Richard jubile. Grâce à moi, tout le monde sait qu'il a la plus grosse. Je descends mon verre et poursuis.
- Je suis un peu long, donc je vais conclure. Richard, je déconnais, t'es qu'une merde, je quitte les éditions du Mascaret. Bonne fin de soirée à toutes et à tous ! “
Nul doute que Virginie s'est fait plaisir et a jubilé à l'écriture de cette scène de rupture.

Ce livre est très personnel : Virginie Grimaldi est à la fois Vincent, le romancier populaire et Elsa, la femme qui vient de perdre son père.
En note de fin, l'autrice dit à propos de ce livre : “Son écriture aura été aussi éprouvante que salvatrice. Il est né dans une période chargée de chagrin…”
Ceci donne une authenticité supplémentaire aux personnages.
j'espère simplement que ce qu'elle fait dire à l'écrivain ne se réalise pas : “Mais il n'y a que dans mes romans que je sais construire une histoire sans l'abîmer.”

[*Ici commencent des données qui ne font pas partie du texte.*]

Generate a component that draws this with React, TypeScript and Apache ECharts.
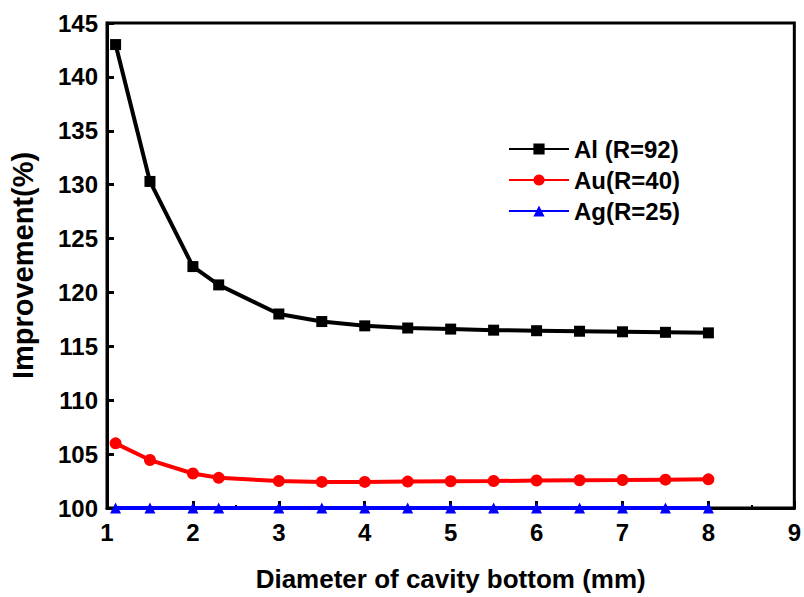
import React, { useEffect, useRef } from "react";
import * as echarts from "echarts";

const diameters = [1.1, 1.5, 2, 2.3, 3, 3.5, 4, 4.5, 5, 5.5, 6, 6.5, 7, 7.5, 8];
const alValues = [143.0, 130.3, 122.4, 120.7, 118.0, 117.3, 116.9, 116.7, 116.6, 116.5, 116.45, 116.4, 116.35, 116.3, 116.25];
const auValues = [106.0, 104.45, 103.2, 102.8, 102.5, 102.42, 102.42, 102.45, 102.48, 102.5, 102.55, 102.58, 102.6, 102.63, 102.66];
const agValues = [100, 100, 100, 100, 100, 100, 100, 100, 100, 100, 100, 100, 100, 100, 100];
const seriesNames = ["Al (R=92)", "Au(R=40)", "Ag(R=25)"];
const seriesColors = ["#000000", "#ff0000", "#0000ff"];
const seriesSymbols = ["rect", "circle", "triangle"];

const pair = (vals: number[]) => diameters.map((d, i) => [d, vals[i]]);

export default function App() {
  const ref = useRef<HTMLDivElement>(null);
  useEffect(() => {
    if (!ref.current) return;
    const chart = echarts.init(ref.current, null, { renderer: "svg" });
    const font = "Liberation Sans, Arial, sans-serif";
    const datasets = [alValues, auValues, agValues];
    chart.setOption({
      animation: false,
      grid: {
        left: 107,
        right: 6,
        top: 23,
        bottom: 85,
        show: true,
        borderColor: "#000",
        borderWidth: 3,
        backgroundColor: "transparent",
      },
      legend: {
        left: 503,
        top: 132,
        orient: "vertical",
        itemWidth: 60,
        itemHeight: 14,
        itemGap: 7,
        textStyle: { fontFamily: font, fontWeight: "bold", fontSize: 24, color: "#000" },
        data: seriesNames,
      },
      xAxis: {
        type: "value",
        min: 1,
        max: 9,
        interval: 1,
        axisLine: { show: true, lineStyle: { color: "#000", width: 3 } },
        axisTick: { show: true, inside: true, length: 7, lineStyle: { color: "#000", width: 3 } },
        minorTick: { show: true, splitNumber: 2, length: 3, lineStyle: { color: "#000", width: 2 } },
        splitLine: { show: false },
        axisLabel: { fontFamily: font, fontWeight: "bold", fontSize: 24, color: "#000", margin: 12 },
        name: "Diameter of cavity bottom (mm)",
        nameLocation: "middle",
        nameGap: 58,
        nameTextStyle: { fontFamily: font, fontWeight: "bold", fontSize: 26, color: "#000" },
      },
      yAxis: {
        type: "value",
        min: 100,
        max: 145,
        interval: 5,
        axisLine: { show: true, lineStyle: { color: "#000", width: 3 } },
        axisTick: { show: true, inside: true, length: 7, lineStyle: { color: "#000", width: 3 } },
        splitLine: { show: false },
        axisLabel: { fontFamily: font, fontWeight: "bold", fontSize: 24, color: "#000", margin: 9 },
        name: "Improvement(%)",
        nameLocation: "middle",
        nameGap: 70,
        nameTextStyle: { fontFamily: font, fontWeight: "bold", fontSize: 29, color: "#000" },
      },
      series: datasets.map((vals, i) => ({
        name: seriesNames[i],
        type: "line",
        data: pair(vals),
        symbol: seriesSymbols[i],
        symbolSize: i === 1 ? 12 : 11,
        showAllSymbol: true,
        lineStyle: { color: seriesColors[i], width: 4 },
        itemStyle: { color: seriesColors[i] },
        z: 5 - i,
      })),
    });
    return () => chart.dispose();
  }, []);
  return <div ref={ref} style={{ width: 804, height: 597, position: "absolute", left: 0, top: 0 }} />;
}
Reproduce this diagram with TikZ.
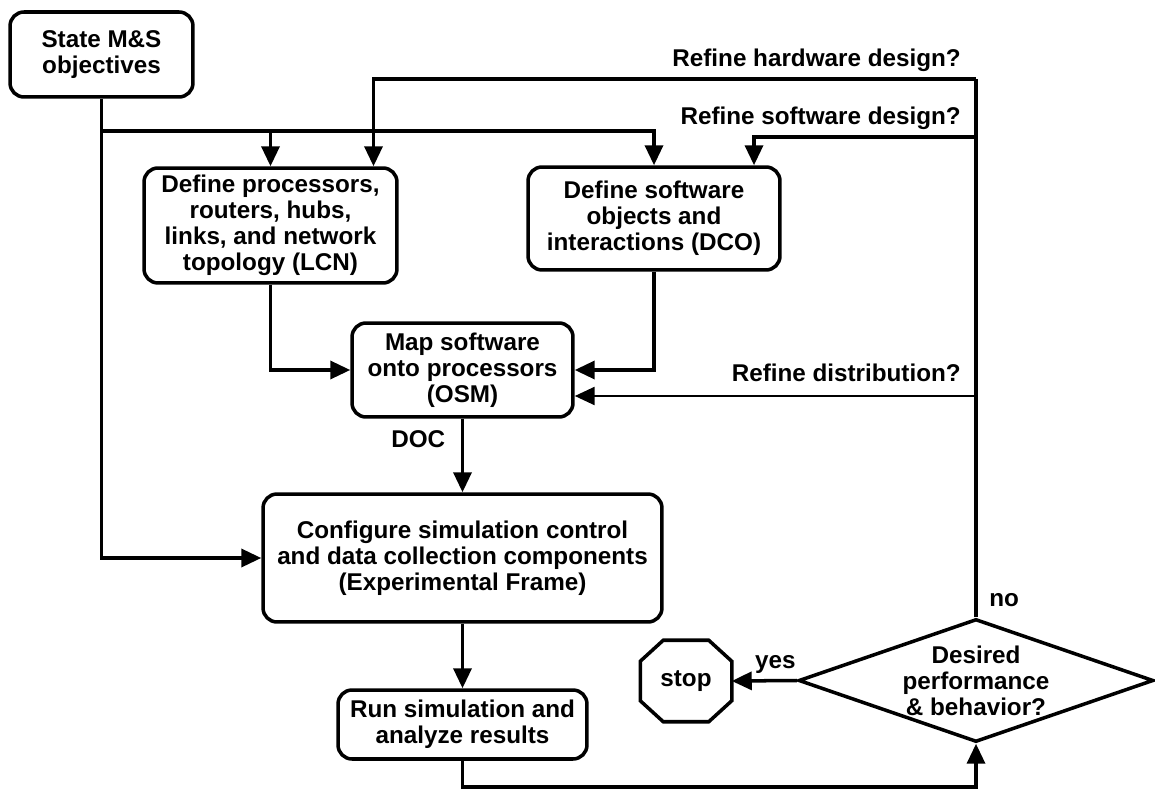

L'écriture associe de la légèreté et des sujets émouvants,
une façon un peu dérisoire de dire les choses sans qu'il n'y paraisse.
Lorsque la romancière dresse le portrait de ces écorchés qui ont besoin de consulter, ce sont des sourires qui éclairent leurs peines.

D'aucuns diront : “mais c'est pas un peu feel good tout ça ? Cela ne vaut pas 3T”, distinction dont se vante un auteur intellectuel :
“- Télérama a attribué 3T à mon premier roman.”
Et auquel Vincent répond :
“- Félicitations. Moi j'ai eu deux 7 dans Télé 7 jours.”
Mais, peut-être, comme moi, serez-vous en empathie avec la fragilité d'Elsa et de Vincent, au point de ne leur souhaiter que le meilleur.
Ce livre viendra alors vous réconforter en enveloppant votre lecture de pudeur, de sensibilité et d'autodérision.